Nos debates sobre ensino domiciliar, há uma parcela dos que se opõem à legalização que merecem receber mais atenção por parte dos defensores da modalidade, não por estarem certos – não estão –, mas sim porque o fundamento de sua posição é, de fato, nobre, embora a falta de informação sobre a realidade do homeschooling os leve a conclusões equivocada. Essas pessoas normalmente são vinculadas a ações sociais em comunidades carentes e, ao ouvir falar de crianças que não vão à escola diariamente, só conseguem pensar no pior. Para quem pratica ou estuda o ensino domiciliar, a fragilidade desse raciocínio é evidente, mas, para quem nada sabe sobre a modalidade, e é acostumado a lidar com aquilo de pior que a miséria gera, a tragédia tende a ser uma previsão automática ao reduzirem o assunto na sentença “criança fora da escola”.
Tais críticos, cujo espírito de caridade é admirável, estão certos ao apontar que a escola tradicional, apesar de todos os seus defeitos, continua sendo uma instituição indispensável para muitas crianças que vivem em permanente estado de vulnerabilidade social. Com essa afirmação, ninguém está colocando em dúvida o valor da família em relação ao Estado, mas apenas lidando com o triste fato de que, em muitas comunidades brasileiras, crianças convivem com pais, parentes e vizinhos que lhes fazem mais mal do que bem. Estamos falando sobre consumo de drogas, falta de condições mínimas de higiene, violência doméstica, sexo explícito e todo tipo de abuso.
Essas mesmas pessoas, contudo, erram de várias maneiras, e terrivelmente, ao achar que se opondo a uma lei que regulamenta o ensino domiciliar no Brasil estariam combatendo esse tipo de problema. O equívoco mais notório é o de generalizar, equiparando famílias de perfis e realidades completamente diferentes. Com isso, igualam cruelmente – às vezes criminosamente – os pais zelosos e capazes com os negligentes e violentos. Por consequência, caem no segundo erro, que é o de achar que a escola – qualquer escola – sempre é um ambiente mais seguro e melhor para ensinar do que a família – qualquer família.
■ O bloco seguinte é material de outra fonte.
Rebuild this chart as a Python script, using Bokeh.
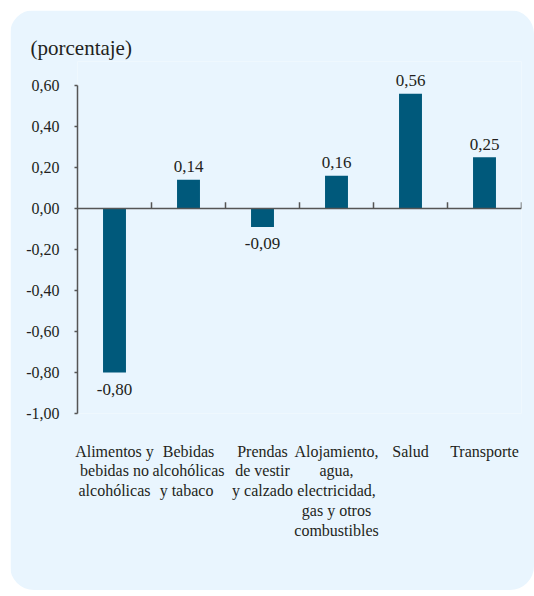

São incontáveis os exemplos concretos que expõem o quão longe da verdade está essa tese, se for tomada como absoluta.
Há, no entanto, um erro de consequências ainda mais nocivas nessa linha de pensamento. Ao rejeitarem uma lei do homeschooling, esses opositores parecem partir da ideia de que a lei é que fará existir no Brasil famílias praticantes de ensino domiciliar. No entanto, elas já existem e aos milhares. Mesmo que as estimativas disponíveis apontem para algo em torno de sete mil famílias, o número real tende a ser muito maior.
Hoje, sem lei, o ensino domiciliar já é realidade no Brasil e continuará sendo, pois estamos falando daquilo que há de mais importante na vida desses pais e mães corajosos e dedicados: seus filhos. Eles sacrificam um salário maior, empenham horas preparando atividades e aceitam correr o risco de gastar tempo e dinheiro explicando à Justiça o que fazem. Estamos falando de pais e mães muito determinados, que morreriam por seus filhos sem pensar duas vezes. Não será uma imposição burocrática e desprovida de razoabilidade que os fará prevaricar.
Portanto, ao decidir se votam contra ou a favor de uma lei para o ensino domiciliar, os parlamentares, na verdade, estão decidindo se essas famílias passarão a ter acompanhamento do Estado ou não. Hoje, a ausência de lei faz com que aquelas que têm condições de oferecer um ambiente melhor e uma educação mais personalizada às suas crianças sejam colocadas na mesma conta de evasão escolar daquelas que, lamentavelmente, não estão minimamente preocupadas com o desenvolvimento ou a segurança de seus filhos. Com lei, essa distinção ficaria clara.
Convém ainda destacar que várias das propostas sobre homeschooling em tramitação, no Congresso Nacional e nas casas legislativas locais, trazem consigo uma série de dispositivos que pretendem adequadamente restringir a modalidade somente para pais “ficha limpa”, ou seja, que não respondam por nenhum dos crimes previstos no Estatuto da Criança e do Adolescente e na Lei Maria da Penha, por exemplo.
Portanto, a preocupação com os mais vulneráveis justifica, sim, uma lei do homeschooling criteriosa, até exigente, que garanta o bem-estar das crianças e adolescentes que mais necessitam de cuidado, mas não justifica de forma alguma o rechaço total à existência de uma lei. Esse, aliás, é o comportamento que perpetuará a omissão do Estado em identificar e punir de forma mais eficaz quem realmente comete abandono intelectual.